The main thrust of the redesign was to take that existing work and give it the correct Spectator look and feel. Again this feel comes from our past experience with the team, and is directly fed from the physical print publication.
Along with the large amount of weekly magazine content, there is a constant stream of content being produced via the ‘Coffee House’ part of the site. This is where writers are constantly reacting to news as it happens. The redesign allows the editorial team a lot of control over the content and layout and they can present content in several ways that weren’t open to them in the past.

Calls to action
Screenshot showing subscription box
The injection of calls to action mid stream of content, designed to combat ‘banner blindness’.

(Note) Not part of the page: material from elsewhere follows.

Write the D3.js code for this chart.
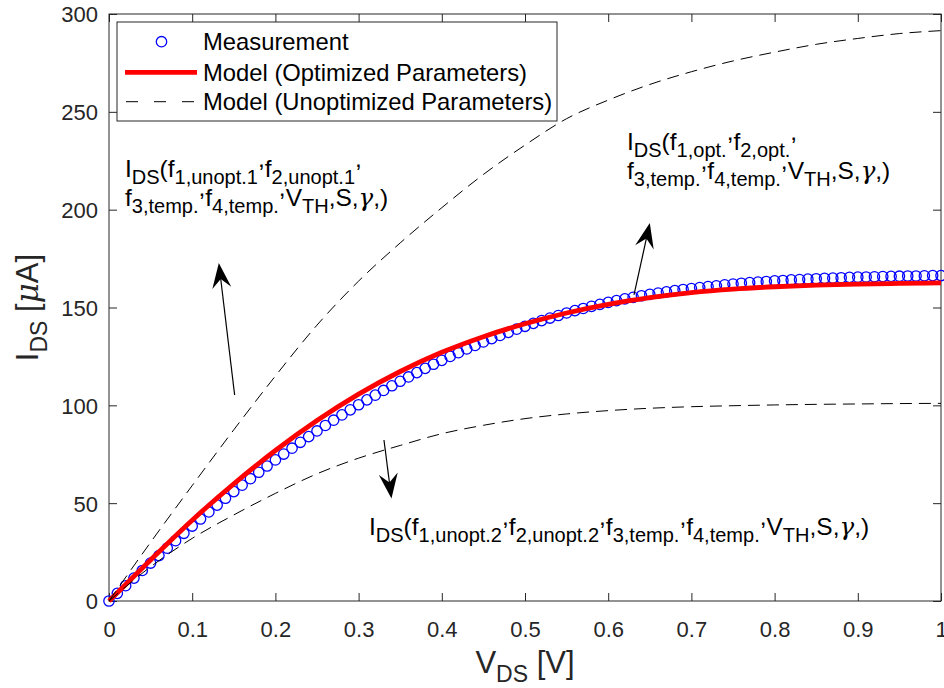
<!DOCTYPE html>
<html>
<head>
<meta charset="utf-8">
<script src="https://cdn.jsdelivr.net/npm/d3@7"></script>
<style>
  body { margin: 0; background: #fff; }
  svg { display: block; font-family: "Liberation Sans", Arial, Helvetica, sans-serif; }
  text { white-space: pre; }
</style>
</head>
<body>
<svg id="chart" width="944" height="688"></svg>
<script>
// measured I_DS [uA], sweep 0..1 V in 0.01 V steps
const measI = [0, 3.9, 7.8, 11.7, 15.6, 19.4, 23.2, 27.0, 30.8, 34.6, 38.3,
  41.9, 45.5, 49.0, 52.5, 55.9, 59.2, 62.5, 65.8, 69.0, 72.1,
  75.1, 78.1, 81.1, 84.0, 86.9, 89.7, 92.4, 95.1, 97.7, 100.3,
  102.8, 105.2, 107.6, 110.0, 112.3, 114.5, 116.7, 118.9, 121.0, 123.0,
  125.0, 126.9, 128.8, 130.6, 132.4, 134.1, 135.7, 137.3, 138.9, 140.4,
  141.9, 143.3, 144.6, 145.9, 147.2, 148.4, 149.5, 150.6, 151.6, 152.6,
  153.5, 154.4, 155.2, 156.0, 156.7, 157.4, 158.0, 158.6, 159.2, 159.7,
  160.2, 160.7, 161.1, 161.6, 162.0, 162.4, 162.7, 163.0, 163.3, 163.6,
  163.8, 164.1, 164.3, 164.5, 164.7, 164.9, 165.0, 165.2, 165.4, 165.5,
  165.6, 165.7, 165.8, 165.9, 166.0, 166.1, 166.1, 166.2, 166.3, 166.3];
const measV = d3.range(measI.length).map(i => i / 100);

// model curves, 0.05 V steps
const modelV = [0, 0.05, 0.1, 0.15, 0.2, 0.25, 0.3, 0.35, 0.4, 0.45, 0.5,
  0.55, 0.6, 0.65, 0.7, 0.75, 0.8, 0.85, 0.9, 0.95, 1];
const optI = [0, 21, 41.3, 59.9, 76.9, 92.2, 105.7, 117.3, 127.1, 135.1, 141.7,
  147.2, 151.6, 155.0, 157.6, 159.4, 160.6, 161.4, 161.9, 162.3, 162.6];
const unopt1I = [0, 30, 59, 87.5, 115, 141, 163.5, 183, 201, 218, 233,
  246.5, 256, 264, 270.5, 276, 280.5, 284.5, 287.5, 290, 291.5];
const unopt2I = [0, 17.5, 32, 44, 55, 65, 73, 79.5, 85.5, 89.8, 93.2,
  95.6, 97.3, 98.5, 99.3, 99.8, 100.2, 100.5, 100.7, 100.9, 101];

const xTicks = [0, 0.1, 0.2, 0.3, 0.4, 0.5, 0.6, 0.7, 0.8, 0.9, 1];
const yTicks = [0, 50, 100, 150, 200, 250, 300];

const legendLabels = ["Measurement", "Model (Optimized Parameters)", "Model (Unoptimized Parameters)"];

// arrows: [tailV, tailI, tipV, tipI]
const arrows = [
  [0.151, 105.3, 0.132, 172.7],
  [0.631, 156.4, 0.650, 193.2],
  [0.3305, 82.3, 0.3395, 52.4]
];

// annotation text: anchor (V, I) and segments (b subscript, p raised, g greek)
const annotations = [
  { v: 0.0192, i: 216.8, lines: [
    [["I"], ["DS", "b"], ["(f"], ["1,unopt.1", "b"], [",", "p"], ["f"], ["2,unopt.1", "b"], [",", "p"]],
    [["f"], ["3,temp.", "b"], [",", "p"], ["f"], ["4,temp.", "b"], [",", "p"], ["V"], ["TH", "b"], [",S,"], ["γ", "g"], [",)"]]
  ]},
  { v: 0.6226, i: 230.5, lines: [
    [["I"], ["DS", "b"], ["(f"], ["1,opt.", "b"], [",", "p"], ["f"], ["2,opt.", "b"], [",", "p"]],
    [["f"], ["3,temp.", "b"], [",", "p"], ["f"], ["4,temp.", "b"], [",", "p"], ["V"], ["TH", "b"], [",S,"], ["γ", "g"], [",)"]]
  ]},
  { v: 0.3125, i: 33.7, lines: [
    [["I"], ["DS", "b"], ["(f"], ["1,unopt.2", "b"], [",", "p"], ["f"], ["2,unopt.2", "b"], [",", "p"], ["f"], ["3,temp.", "b"], [",", "p"], ["f"], ["4,temp.", "b"], [",", "p"], ["V"], ["TH", "b"], [",S,"], ["γ", "g"], [",)"]]
  ]}
];

const svg = d3.select("#chart");
const mLeft = 109, mRight = 941, mTop = 14, mBottom = 601;
const axisColor = "#262626";

const x = d3.scaleLinear().domain([0, 1]).range([mLeft, mRight]);
const y = d3.scaleLinear().domain([0, 300]).range([mBottom, mTop]);

// writes a line of TeX-like text with tspans
function richText(g, px, py, segs, size, subSize) {
  const t = g.append("text").attr("x", px).attr("y", py).attr("font-size", size).attr("fill", "#000");
  let prev = 0;
  segs.forEach(([s, kind]) => {
    let off = 0, fs = size, italic = false;
    if (kind === "b") { off = size * 0.3; fs = subSize; }
    if (kind === "p") { off = -size * 0.4; }
    if (kind === "g") { italic = true; }
    const sp = t.append("tspan").attr("dy", off - prev).attr("font-size", fs).text(s);
    if (italic) sp.attr("font-style", "italic").attr("font-family", "DejaVu Serif, serif");
    prev = off;
  });
  return t;
}

// axes
const tick = 8;
svg.append("g").attr("transform", `translate(0,${mBottom})`)
  .call(d3.axisBottom(x).tickValues(xTicks).tickFormat(d3.format("~g")).tickSizeInner(-tick).tickSizeOuter(0))
  .call(g => g.select(".domain").remove())
  .call(g => g.selectAll("line").attr("stroke", axisColor))
  .call(g => g.selectAll("text").attr("y", 36).attr("dy", 0).attr("font-size", 22)
    .attr("font-family", "Liberation Sans, Arial, sans-serif").attr("fill", axisColor));

svg.append("g").attr("transform", `translate(0,${mTop})`)
  .call(d3.axisTop(x).tickValues(xTicks).tickFormat("").tickSizeInner(-tick).tickSizeOuter(0))
  .call(g => g.select(".domain").remove())
  .call(g => g.selectAll("line").attr("stroke", axisColor));

svg.append("g").attr("transform", `translate(${mLeft},0)`)
  .call(d3.axisLeft(y).tickValues(yTicks).tickSizeInner(-tick).tickSizeOuter(0).tickPadding(11))
  .call(g => g.select(".domain").remove())
  .call(g => g.selectAll("line").attr("stroke", axisColor))
  .call(g => g.selectAll("text").attr("font-size", 22).attr("dy", "0.36em")
    .attr("font-family", "Liberation Sans, Arial, sans-serif").attr("fill", axisColor));

svg.append("g").attr("transform", `translate(${mRight},0)`)
  .call(d3.axisRight(y).tickValues(yTicks).tickFormat("").tickSizeInner(-tick).tickSizeOuter(0))
  .call(g => g.select(".domain").remove())
  .call(g => g.selectAll("line").attr("stroke", axisColor));

svg.append("rect")
  .attr("x", mLeft).attr("y", mTop).attr("width", mRight - mLeft).attr("height", mBottom - mTop)
  .attr("fill", "none").attr("stroke", axisColor).attr("stroke-width", 1);

// axis titles
const xt = svg.append("text").attr("x", x(0.5)).attr("y", 673).attr("text-anchor", "middle")
  .attr("font-size", 31).attr("fill", axisColor);
xt.append("tspan").text("V");
xt.append("tspan").attr("dy", 9).attr("font-size", 23).text("DS");
xt.append("tspan").attr("dy", -9).text(" [V]");

const yt = svg.append("text").attr("transform", `translate(38,${(mTop + mBottom) / 2}) rotate(-90)`)
  .attr("text-anchor", "middle").attr("font-size", 31).attr("fill", axisColor);
yt.append("tspan").text("I");
yt.append("tspan").attr("dy", 9).attr("font-size", 23).text("DS");
yt.append("tspan").attr("dy", -9).text(" [");
yt.append("tspan").attr("font-style", "italic").attr("font-family", "DejaVu Serif, serif").text("μ");
yt.append("tspan").text("A]");

// data
const plot = svg.append("g");

plot.selectAll("circle.meas")
  .data(measV.map((v, i) => [v, measI[i]]))
  .join("circle")
  .attr("class", "meas")
  .attr("cx", d => x(d[0])).attr("cy", d => y(d[1]))
  .attr("r", 5.2)
  .attr("fill", "none").attr("stroke", "#0000ff").attr("stroke-width", 1.3);

const line = d3.line().x(d => x(d[0])).y(d => y(d[1])).curve(d3.curveMonotoneX);

plot.append("path")
  .datum(modelV.map((v, i) => [v, optI[i]]))
  .attr("d", line).attr("fill", "none").attr("stroke", "#ff0000").attr("stroke-width", 4.8);

[unopt1I, unopt2I].forEach(series => {
  plot.append("path")
    .datum(modelV.map((v, i) => [v, series[i]]))
    .attr("d", line).attr("fill", "none").attr("stroke", "#000").attr("stroke-width", 1)
    .attr("stroke-dasharray", "12,7");
});

// arrows
arrows.forEach(([v0, i0, v1, i1]) => {
  const x0 = x(v0), y0 = y(i0), x1 = x(v1), y1 = y(i1);
  const len = Math.hypot(x1 - x0, y1 - y0);
  const ux = (x1 - x0) / len, uy = (y1 - y0) / len;
  const nx = -uy, ny = ux;
  const L = 25, W = 9.5, notch = 9;
  svg.append("line").attr("x1", x0).attr("y1", y0).attr("x2", x1 - ux * 10).attr("y2", y1 - uy * 10)
    .attr("stroke", "#000").attr("stroke-width", 1.2);
  const pts = [
    [x1, y1],
    [x1 - ux * L + nx * W, y1 - uy * L + ny * W],
    [x1 - ux * (L - notch), y1 - uy * (L - notch)],
    [x1 - ux * L - nx * W, y1 - uy * L - ny * W]
  ];
  svg.append("polygon").attr("points", pts.map(p => p.join(",")).join(" ")).attr("fill", "#000");
});

// annotation texts
annotations.forEach(a => {
  a.lines.forEach((segs, k) => {
    richText(svg, x(a.v), y(a.i) + k * 29, segs, 24.5, 20);
  });
});

// legend
const lg = svg.append("g");
lg.append("rect").attr("x", 117).attr("y", 22).attr("width", 440).attr("height", 99)
  .attr("fill", "#fff").attr("stroke", axisColor).attr("stroke-width", 1);
const rowY = [41.7, 72.3, 101.7];
lg.append("circle").attr("cx", 161.5).attr("cy", rowY[0]).attr("r", 5.2)
  .attr("fill", "none").attr("stroke", "#0000ff").attr("stroke-width", 1.3);
lg.append("line").attr("x1", 125).attr("x2", 197).attr("y1", rowY[1]).attr("y2", rowY[1])
  .attr("stroke", "#ff0000").attr("stroke-width", 4.8);
lg.append("line").attr("x1", 126).attr("x2", 197).attr("y1", rowY[2]).attr("y2", rowY[2])
  .attr("stroke", "#000").attr("stroke-width", 1).attr("stroke-dasharray", "12,16");
lg.selectAll("text.lab").data(legendLabels).join("text")
  .attr("class", "lab")
  .attr("x", 203).attr("y", (d, i) => rowY[i] + 8.5)
  .attr("font-size", 23.8).attr("fill", "#000").text(d => d);
</script>
</body>
</html>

The Spectator offers several subscription options and new calls to action were added in various places. One example is the teaser box in the masthead, to remind readers of the print magazine.
There are also areas, that allow for the injection of calls to action mid stream of content. This was designed with the aim of combating ‘banner blindness’ and hopefully straddling that thin line between visibility and annoyance.


Although this post focusses on the design element of the project, as with all big projects, there are many different strands to a build and there was a huge amount of work in the back-end.

My colleague Damian (responsible for the back-end build) ensured there was a massive focus on efficiency, streamlining to the admin systems and increased speed and performance. All of which was developed without upsetting the many other complex systems that weave through the site. But these discussions are for a future post.

Overall we successfully managed to redesign The Spectator site and take their web presence to the next level in an incredibly tight timescale.  It was an enjoyable challenge, that made us really think about the main elements needed for a large build like this.

As with all websites, The Spectator site will continue to evolve over time, ensuring the needs of the readers are constantly met and work is already under way planning the next phases in the site’s development.